▸ Data in this exercise
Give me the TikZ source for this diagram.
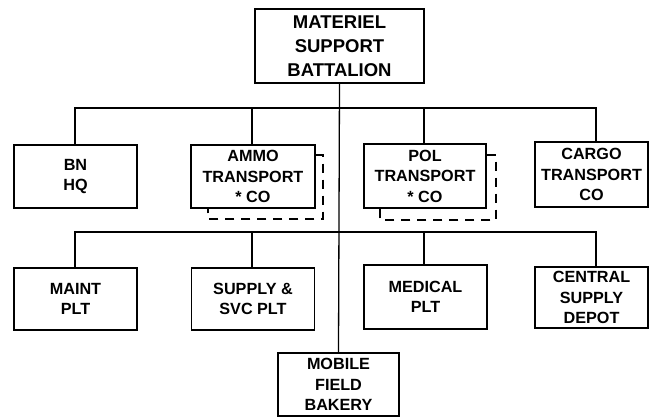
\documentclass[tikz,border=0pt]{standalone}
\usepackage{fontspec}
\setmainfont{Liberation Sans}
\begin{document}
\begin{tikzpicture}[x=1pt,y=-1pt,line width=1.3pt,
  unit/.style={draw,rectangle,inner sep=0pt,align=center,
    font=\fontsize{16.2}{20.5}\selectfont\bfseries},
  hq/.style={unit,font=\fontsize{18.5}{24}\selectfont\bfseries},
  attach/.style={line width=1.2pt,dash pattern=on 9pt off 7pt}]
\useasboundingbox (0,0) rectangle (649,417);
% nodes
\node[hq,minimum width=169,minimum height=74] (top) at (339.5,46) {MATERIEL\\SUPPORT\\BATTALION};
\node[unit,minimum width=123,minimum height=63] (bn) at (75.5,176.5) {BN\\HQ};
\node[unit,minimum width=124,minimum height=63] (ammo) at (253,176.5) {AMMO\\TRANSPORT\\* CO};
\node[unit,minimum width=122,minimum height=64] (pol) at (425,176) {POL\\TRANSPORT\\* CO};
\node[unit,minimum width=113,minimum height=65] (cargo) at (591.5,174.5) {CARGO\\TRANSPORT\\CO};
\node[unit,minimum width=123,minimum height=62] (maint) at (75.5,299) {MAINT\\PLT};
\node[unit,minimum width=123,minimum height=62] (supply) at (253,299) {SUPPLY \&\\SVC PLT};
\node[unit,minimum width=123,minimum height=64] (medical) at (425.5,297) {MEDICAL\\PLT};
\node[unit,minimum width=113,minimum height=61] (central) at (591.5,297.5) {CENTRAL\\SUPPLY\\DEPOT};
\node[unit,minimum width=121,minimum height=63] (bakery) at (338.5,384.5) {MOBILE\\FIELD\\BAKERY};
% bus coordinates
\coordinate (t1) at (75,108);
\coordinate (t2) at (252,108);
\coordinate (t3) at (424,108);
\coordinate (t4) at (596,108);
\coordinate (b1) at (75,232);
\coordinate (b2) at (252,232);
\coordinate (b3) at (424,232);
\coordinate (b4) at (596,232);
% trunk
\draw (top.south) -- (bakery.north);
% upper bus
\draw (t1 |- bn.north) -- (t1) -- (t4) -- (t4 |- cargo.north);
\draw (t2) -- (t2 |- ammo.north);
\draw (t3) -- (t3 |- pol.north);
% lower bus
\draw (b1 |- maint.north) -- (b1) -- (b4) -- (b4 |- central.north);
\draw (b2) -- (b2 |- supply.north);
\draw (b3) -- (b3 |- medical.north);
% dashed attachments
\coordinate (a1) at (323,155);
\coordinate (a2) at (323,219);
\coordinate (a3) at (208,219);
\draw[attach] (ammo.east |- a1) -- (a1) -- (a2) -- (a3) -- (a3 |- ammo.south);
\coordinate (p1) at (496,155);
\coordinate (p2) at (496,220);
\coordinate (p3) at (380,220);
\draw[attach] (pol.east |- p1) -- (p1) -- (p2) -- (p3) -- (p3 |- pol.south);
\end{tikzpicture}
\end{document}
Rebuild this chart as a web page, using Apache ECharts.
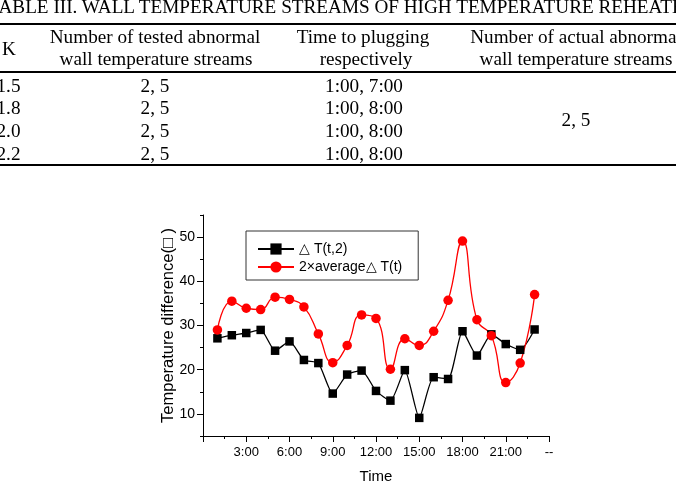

▸ Problem to work on
Every entry must be written out exactly, with all pictures left out.

▸ Result of this exercise
Give me the TikZ source for this diagram.
\documentclass[tikz,border=0pt]{standalone}
\usepackage{fontspec}
\setmainfont{Liberation Sans}
\begin{document}
\begin{tikzpicture}[x=1pt,y=-1pt,line width=1.3pt,
  unit/.style={draw,rectangle,inner sep=0pt,align=center,
    font=\fontsize{16.2}{20.5}\selectfont\bfseries},
  hq/.style={unit,font=\fontsize{18.5}{24}\selectfont\bfseries},
  attach/.style={line width=1.2pt,dash pattern=on 9pt off 7pt}]
\useasboundingbox (0,0) rectangle (649,417);
% nodes
\node[hq,minimum width=169,minimum height=74] (top) at (339.5,46) {MATERIEL\\SUPPORT\\BATTALION};
\node[unit,minimum width=123,minimum height=63] (bn) at (75.5,176.5) {BN\\HQ};
\node[unit,minimum width=124,minimum height=63] (ammo) at (253,176.5) {AMMO\\TRANSPORT\\* CO};
\node[unit,minimum width=122,minimum height=64] (pol) at (425,176) {POL\\TRANSPORT\\* CO};
\node[unit,minimum width=113,minimum height=65] (cargo) at (591.5,174.5) {CARGO\\TRANSPORT\\CO};
\node[unit,minimum width=123,minimum height=62] (maint) at (75.5,299) {MAINT\\PLT};
\node[unit,minimum width=123,minimum height=62] (supply) at (253,299) {SUPPLY \&\\SVC PLT};
\node[unit,minimum width=123,minimum height=64] (medical) at (425.5,297) {MEDICAL\\PLT};
\node[unit,minimum width=113,minimum height=61] (central) at (591.5,297.5) {CENTRAL\\SUPPLY\\DEPOT};
\node[unit,minimum width=121,minimum height=63] (bakery) at (338.5,384.5) {MOBILE\\FIELD\\BAKERY};
% bus coordinates
\coordinate (t1) at (75,108);
\coordinate (t2) at (252,108);
\coordinate (t3) at (424,108);
\coordinate (t4) at (596,108);
\coordinate (b1) at (75,232);
\coordinate (b2) at (252,232);
\coordinate (b3) at (424,232);
\coordinate (b4) at (596,232);
% trunk
\draw (top.south) -- (bakery.north);
% upper bus
\draw (t1 |- bn.north) -- (t1) -- (t4) -- (t4 |- cargo.north);
\draw (t2) -- (t2 |- ammo.north);
\draw (t3) -- (t3 |- pol.north);
% lower bus
\draw (b1 |- maint.north) -- (b1) -- (b4) -- (b4 |- central.north);
\draw (b2) -- (b2 |- supply.north);
\draw (b3) -- (b3 |- medical.north);
% dashed attachments
\coordinate (a1) at (323,155);
\coordinate (a2) at (323,219);
\coordinate (a3) at (208,219);
\draw[attach] (ammo.east |- a1) -- (a1) -- (a2) -- (a3) -- (a3 |- ammo.south);
\coordinate (p1) at (496,155);
\coordinate (p2) at (496,220);
\coordinate (p3) at (380,220);
\draw[attach] (pol.east |- p1) -- (p1) -- (p2) -- (p3) -- (p3 |- pol.south);
\end{tikzpicture}
\end{document}
Rebuild this chart as a web page, using Apache ECharts.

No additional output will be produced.